Canadian public secondary school

Bernie Custis Secondary School (BCSS) is a public secondary school in Hamilton, Ontario. It is a part of the Hamilton-Wentworth District School Board and is located in the Stipley neighbourhood. The school opened in September 2019 on the site of the former Scott Park Secondary School. It services much of Hamilton’s downtown and east end areas, absorbing catchments that were previously serviced by Delta Secondary School and Sir John A. Macdonald Secondary School, both of which closed in June 2019, and Parkview Secondary School, which closed in 2014. The school was named in honour of Canadian Football Hall of Fame player and coach Bernie Custis, who was a local teacher and principal.

==History==
In 1912, the City of Hamilton bought the property that currently includes BCSS, Bernie Morelli Recreation Centre, Jimmy Thompson Memorial Pool, and Tim Hortons Field from lawyer and businessman John J. Scott. Scott intended for the land to be used as a park, and approached the city multiple times about selling. In 1915, the property was transferred to the parks board, and it became known as Scott Park. Also in 1912, King George Elementary School opened on the outskirts of the future Scott Park, the first of five schools that would be located within or just outside the property. Prince of Wales Elementary School opened in 1921, followed by Scott Park Secondary in 1966, and Parkview shortly after.

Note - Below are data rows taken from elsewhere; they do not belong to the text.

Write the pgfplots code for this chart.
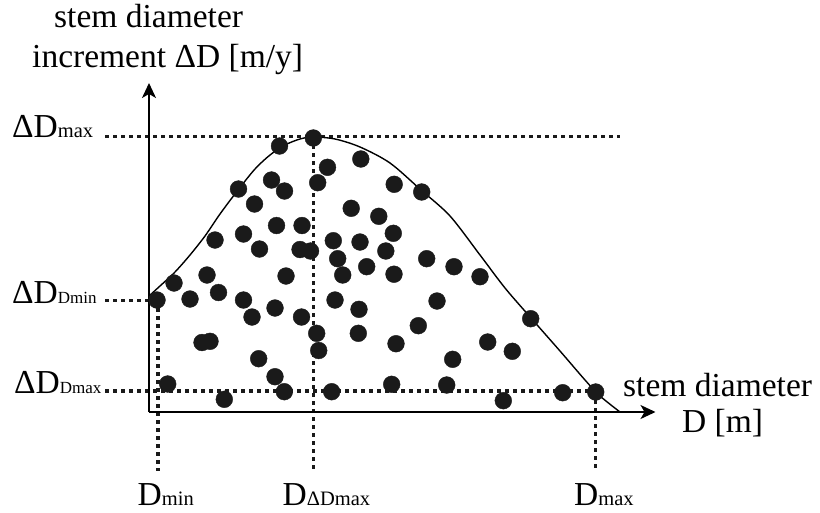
\documentclass[border=0pt]{standalone}
\usepackage{pgfplots}
\pgfplotsset{compat=1.18}
\usepackage{fontspec}
\setmainfont{Liberation Serif}
\usetikzlibrary{arrows.meta}
\definecolor{dotc}{HTML}{1A1A1A}
\newcommand{\bigf}{\fontsize{33.5bp}{40bp}\selectfont}
\newcommand{\subf}{\fontsize{20.5bp}{24bp}\selectfont}
\newcommand{\subbf}{\fontsize{17bp}{20bp}\selectfont}
\begin{document}
\begin{tikzpicture}
\begin{axis}[
  width=820bp, height=512bp, scale only axis,
  xmin=0, xmax=820, ymin=0, ymax=512, y dir=reverse,
  hide axis, clip=false,
]
% dotted guide lines
\addplot[dotc, line width=3.3bp, dash pattern=on 4bp off 4bp] coordinates {(105,136.5) (620,136.5)};
\addplot[dotc, line width=3.3bp, dash pattern=on 4bp off 4bp] coordinates {(105,300.5) (157,300.5)};
\addplot[dotc, line width=3.3bp, dash pattern=on 4bp off 4bp] coordinates {(105,391) (596,391)};
\addplot[dotc, line width=3.3bp, dash pattern=on 4bp off 4bp] coordinates {(158,300) (158,471)};
\addplot[dotc, line width=3.3bp, dash pattern=on 4bp off 4bp] coordinates {(313.5,137) (313.5,471)};
\addplot[dotc, line width=3.3bp, dash pattern=on 4bp off 4bp] coordinates {(595.7,392) (595.7,471)};
% axes
\addplot[black, line width=1.5bp, -{Stealth[length=15bp,width=14bp,inset=4bp]}] coordinates {(149,412) (655.5,412)};
\addplot[black, line width=1.5bp, -{Stealth[length=15bp,width=14bp,inset=4bp]}] coordinates {(149,412) (149,83)};
% envelope curve
\addplot[black, line width=1.4bp, smooth, tension=0.5] coordinates {
(149,296) (160,286) (175,272) (190,255) (205,236) (220,214) (238,190)
(255,169) (270,155) (285,145) (300,139) (313,137) (335,139) (360,147)
(390,163) (421,190) (450,216) (480,255) (505,288) (531,318) (560,351)
(585,380) (600,396) (620,412)};
% data points
\addplot[only marks, mark=*, mark size=8.4bp, color=dotc, mark options={fill=dotc, draw=dotc}] coordinates {
(157,300) (174,283) (190,299) (207,275) (218.5,292.5) (215,240) (238.5,189)
(243.5,234) (243.5,300) (252,317) (254.5,204) (259.5,249) (271.5,180)
(275,308) (276.5,225.5) (279.5,146) (284.5,191) (286,276) (300,249.5)
(302,225.5) (301.5,317) (310.5,251) (313.3,138) (316.7,333.3) (317.7,182.7)
(318.7,350.5) (327.5,167.3) (333.3,240.7) (335,300) (337.7,258.7) (342.7,275)
(351.2,208.3) (359,309.3) (360,242) (360.8,159) (358.3,333.3) (366.7,266.7)
(378.8,216.3) (385.8,251) (393.3,233.3) (394.2,184.3) (394,274.2) (396,343.7)
(418.3,325.7) (421.7,192) (426.7,258.7) (437,301) (452.7,359.3) (454,266.7)
(480,276.7) (487.7,342) (512.3,351.3) (530.7,318.7) (202,342.5) (210,341.3)
(258.7,358.7) (275,376.7) (284.3,391.7) (224.3,399.3) (167.7,384) (331.7,391.7)
(391.7,384.3) (446.7,385) (503.3,400.7) (562.7,392.7) (595.7,392)};
% texts
\node[anchor=base west, inner sep=0pt] at (axis cs:54,28) {\bigf stem diameter};
\node[anchor=base west, inner sep=0pt] at (axis cs:32,68) {\bigf increment ΔD [m/y]};
\node[anchor=base west, inner sep=0pt] at (axis cs:12,137) {\bigf ΔD{\subf max}};
\node[anchor=base west, inner sep=0pt] at (axis cs:12,303) {\bigf ΔD{\subbf Dmin}};
\node[anchor=base west, inner sep=0pt] at (axis cs:14,393) {\bigf ΔD{\subbf Dmax}};
\node[anchor=base west, inner sep=0pt] at (axis cs:623,396) {\bigf stem diameter};
\node[anchor=base west, inner sep=0pt] at (axis cs:682,432) {\bigf D [m]};
\node[anchor=base west, inner sep=0pt] at (axis cs:137.5,505) {\bigf D{\subf min}};
\node[anchor=base west, inner sep=0pt] at (axis cs:282.5,505) {\bigf D{\subf ΔDmax}};
\node[anchor=base west, inner sep=0pt] at (axis cs:574,505) {\bigf D{\subf max}};
\end{axis}
\pgfresetboundingbox
\path (current axis.south west) rectangle (current axis.north east);
\end{tikzpicture}
\end{document}
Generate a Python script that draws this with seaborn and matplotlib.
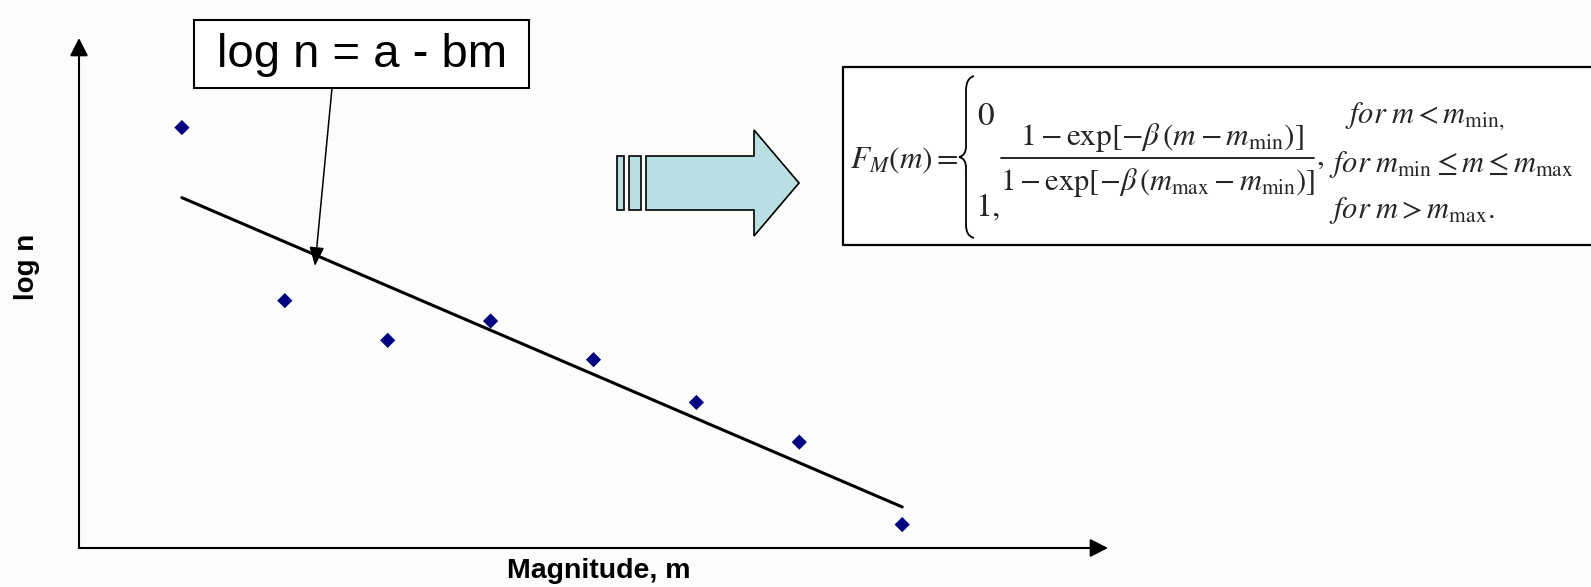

===Scott Park Secondary School===
Scott Park Secondary School was a public secondary school located in Hamilton, Ontario. It was a part of the Hamilton-Wentworth District School Board and opened in 1966. The school closed in 2001, and sat vacant until its demolition in 2015. It was initially sold by the school board after its closure, but was expropriated in 2013 with the intention of using the property as the parking lot for the future Bernie Custis Secondary School. The new school was eventually built on the property.

===2012–2019===
In 2012, the HWDSB voted to close eight secondary schools, including Delta, Sir John A. Macdonald, and Parkview. In October 2013, the board then voted to build a new high school on the site of Parkview and neighbouring King George schools, with a parking lot on the property housing the vacant Scott Park school down the street. Construction was initially scheduled to be completed by 2015.

The plans stalled for two years as King George underwent a heritage designation evaluation. In 2015, the former elementary school’s heritage designation was approved, leading to alternate plans being drawn up to build the new school on the smaller Scott Park site.

Delta and Sir John A. Macdonald schools remained open until construction of Bernie Custis Secondary was completed in 2019. The school opened that September, and became the first new high school to open in the downtown Hamilton area in over 50 years.

===2019–present===
In 2023, students and community members petitioned the school board to address the lack of a sports field at BCSS. The school was the only public high school in the city without a football field, which students pointed out with a social media campaign. The petition gathered 370 signatures, the majority being students.

The lack of outdoor recreational space was the primary reason why the original plan was to build the school on the King George/Parkview property. When the HWDSB had to change the plan, they attempted to mitigate the problem by coordinating with the city to building a neighbouring recreation centre and purchasing a nearby commercial property to build a park on. They also negotiated with Tim Hortons Field to provide access to the facility for use by the school’s sports teams, but most of the field’s availability is during the summer months and the hours allocated are not available to physical education classes. The development of the nearby park had been delayed until 2025 due to environmental assessment findings.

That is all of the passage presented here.